Sütümüzü tamamen birlikten alıyoruz diyen Başaran: “Amasya damızlık birliği diye bir birliğimiz var ve çok güzel çalışmalar yapıyor. Akşam sabah süt toplanabiliyor ve soğutulmuş olarak tanklara alınıyor. Bu açıdan bizim fabrikamız orada olduğundan biraz daha şanslı olduğumuzu düşünüyorum. Çünkü soğuk zincirden süt alıyoruz. Bu konuda bizim bölgemizde çok büyük bir sorun yok. Kalite açısından sütlerimiz iyidir. Sütümüzü tamamen birlikten ve çiftliklerden alıyoruz. Damızlık birlikleri, süt birlikleri, kooperatifleri işini iyi yaparsa çok sorun olmuyor. Çiftçide bu konuda eğitilmiş bilgilendirilmiş oluyor. Teknik anlamda eksik olan tarafını gidermeye çalışıyor. İki tarafta makul boyutlarda iş yapması için iki tarafında mutlu edecek şartlarının oluşturulması gerektiğini düşünüyorum. Bu hem kaliteyi arttıracaktır, hem de çiftçiyi daha da motive edecektir. Bizim bölgemizde damızlık birliklerimizin önemsemesinden dolayı bir artımız var.”dedi.
“1 Ocak’ta süte zam geldi”
Ulusal Süt Konseyi piyasanın iyi olmadığı bir ortamda süte zam yaptı. Ulusal Süt Konseyinin görevini yerine getirdiğini çok düşünmüyorum. Çünkü şu dönemde piyasanın iyi olmadığı bir ortamda süte zam yapıldı. Çiftçi tarafından iyi ama sanayici tarafından iyi değil. Bir taraf mağdur oluyor. Sadece biz değil ulusal firmalar dahi yaklaşık bir yıldır süte zam geçemiyor. 1 Ocak’tan itibaren süte zam geldi zamlı alınıyor ama bunu hiç uygulamayan bölgelerde var. Bu haksızlık oluyor.

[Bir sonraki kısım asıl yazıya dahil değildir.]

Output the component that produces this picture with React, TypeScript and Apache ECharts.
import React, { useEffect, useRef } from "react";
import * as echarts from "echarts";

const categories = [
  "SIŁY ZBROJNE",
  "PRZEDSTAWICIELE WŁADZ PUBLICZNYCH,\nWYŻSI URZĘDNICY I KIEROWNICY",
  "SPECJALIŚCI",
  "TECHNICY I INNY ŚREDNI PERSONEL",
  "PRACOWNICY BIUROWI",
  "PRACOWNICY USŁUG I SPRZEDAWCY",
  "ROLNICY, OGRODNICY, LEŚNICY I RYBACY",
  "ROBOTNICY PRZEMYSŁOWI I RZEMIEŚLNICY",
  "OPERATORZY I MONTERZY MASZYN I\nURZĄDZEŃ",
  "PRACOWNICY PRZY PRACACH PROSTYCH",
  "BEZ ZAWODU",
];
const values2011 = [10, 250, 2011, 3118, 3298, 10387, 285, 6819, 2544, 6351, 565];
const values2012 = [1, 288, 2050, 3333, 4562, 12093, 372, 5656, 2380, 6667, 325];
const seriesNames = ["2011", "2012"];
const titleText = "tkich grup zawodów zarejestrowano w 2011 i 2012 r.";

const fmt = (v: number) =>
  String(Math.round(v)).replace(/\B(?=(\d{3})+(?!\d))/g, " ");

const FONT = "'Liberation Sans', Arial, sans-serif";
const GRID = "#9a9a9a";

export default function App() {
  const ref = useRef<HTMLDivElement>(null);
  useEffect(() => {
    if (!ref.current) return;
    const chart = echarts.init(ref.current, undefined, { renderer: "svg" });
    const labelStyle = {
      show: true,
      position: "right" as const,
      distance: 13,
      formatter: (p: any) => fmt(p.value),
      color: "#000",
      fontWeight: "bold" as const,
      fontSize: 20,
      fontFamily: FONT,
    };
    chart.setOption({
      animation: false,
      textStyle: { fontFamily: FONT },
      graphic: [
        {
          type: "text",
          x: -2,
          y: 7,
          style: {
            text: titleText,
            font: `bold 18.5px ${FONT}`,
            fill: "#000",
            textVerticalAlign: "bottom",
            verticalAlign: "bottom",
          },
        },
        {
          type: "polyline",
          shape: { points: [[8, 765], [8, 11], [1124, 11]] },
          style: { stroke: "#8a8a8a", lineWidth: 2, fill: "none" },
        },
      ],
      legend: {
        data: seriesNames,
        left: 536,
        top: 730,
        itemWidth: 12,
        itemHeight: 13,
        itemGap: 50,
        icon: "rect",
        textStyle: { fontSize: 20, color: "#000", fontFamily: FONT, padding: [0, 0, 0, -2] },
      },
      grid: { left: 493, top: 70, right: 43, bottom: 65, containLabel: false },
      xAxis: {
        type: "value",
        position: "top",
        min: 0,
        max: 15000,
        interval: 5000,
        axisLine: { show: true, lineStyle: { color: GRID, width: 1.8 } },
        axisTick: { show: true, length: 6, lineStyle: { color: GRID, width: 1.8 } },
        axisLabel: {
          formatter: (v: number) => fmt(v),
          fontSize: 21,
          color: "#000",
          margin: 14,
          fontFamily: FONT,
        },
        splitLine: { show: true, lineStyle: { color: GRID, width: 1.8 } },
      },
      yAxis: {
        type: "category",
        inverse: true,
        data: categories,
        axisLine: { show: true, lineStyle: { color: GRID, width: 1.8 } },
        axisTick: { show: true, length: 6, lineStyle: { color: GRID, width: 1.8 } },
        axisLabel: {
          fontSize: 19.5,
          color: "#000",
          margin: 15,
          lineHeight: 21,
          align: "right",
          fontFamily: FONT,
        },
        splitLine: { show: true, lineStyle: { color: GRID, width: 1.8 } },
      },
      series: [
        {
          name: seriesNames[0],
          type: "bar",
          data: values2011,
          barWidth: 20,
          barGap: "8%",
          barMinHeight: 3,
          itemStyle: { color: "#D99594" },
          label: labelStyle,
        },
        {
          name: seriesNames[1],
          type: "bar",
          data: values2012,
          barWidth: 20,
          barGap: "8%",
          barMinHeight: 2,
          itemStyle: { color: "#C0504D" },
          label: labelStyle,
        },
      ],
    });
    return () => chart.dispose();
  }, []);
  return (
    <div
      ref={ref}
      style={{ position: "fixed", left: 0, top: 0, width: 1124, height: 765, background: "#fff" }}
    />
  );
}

Bunun biraz daha gerçekçi olması ve çiftçinin de mağdur edilmemesi gerekiyor. Bu parametrenin iyi oluşturulması lazım. Çiftçi tarafı haksız demiyorum, çünkü çiftçiler gerçekten son birkaç aydır yem fiyatlarına gelen zamlar dolayısı ile mağdur durumdalar. Ama hem çiftçiyi hem sanayiciyi de düşünmek gerekiyor. Üretip satabildiğiniz müddetçe bu işi sürdüreceğiz.” şeklinde konuştu.
“Vizyonumuz ve misyonumuz belli”
Misyonlarını ‘Tüketicilerimizin damak zevkine uygun kaliteli ve lezzetli ürünler sunmak olarak belirlediklerini söyleyen Başaran: “Süt ve süt ürünlerinde Türkiye’nin en güvenilir, yenilikçi ve lider şirketi olmak vizyonumuzla hizmet veriyoruz. Firmamızı ve ürünlerimizi tanıtmak için fuarlara katılıyoruz. Fuarların bizim yeni ürünlerimizi tanıtmak açısından çok faydalı olduğunu düşünüyorum. Fuarların biraz daha geniş kapsamlı ve yurt dışı alıcılarında fuarlara çekilerek bizlerle buluşturulması gerektiğini düşünüyorum. Süt sektörünün geleceği için iyimserim. Daha çok yol alacağımız unsur olduğunu düşünüyorum. Devletin, bizim ve çiftçinin elimizi taşın altına koyup hep birlikte eksik taraflarımızı giderip gelişmemizi sağlamamız gerekiyor.”dedi.
“Bir Ar-Ge ekibi oluşturduk”
Yeni ürün çalışmalarına ve Ar-Ge çalışmalarına birkaç yıldır önem verdiklerini belirten Başaran sözlerini şöyle bitirdi; “Bir Ar-Ge ekibi oluşturduk. Bu konuda insanlarımızın çocuklarımızın tüketicilerimizin sağlığına önem verecek yeni ürünler üretmeyi düşünüyoruz. Bunun birkaç yıldır faydasını görüyoruz. Ulusal zincir marketlerde ürünlerimiz yerini aldı. Bu bizi mutlu ediyor. Yeni ürünlerle ilgili çalışmalarımız devam ediyor. Otat markalı ürünlerimizi ulusal ve uluslararası standartlara uygun, hijyenik koşullarda üreterek, yüksek ve standart kalitede tüketicilere sunuyoruz.”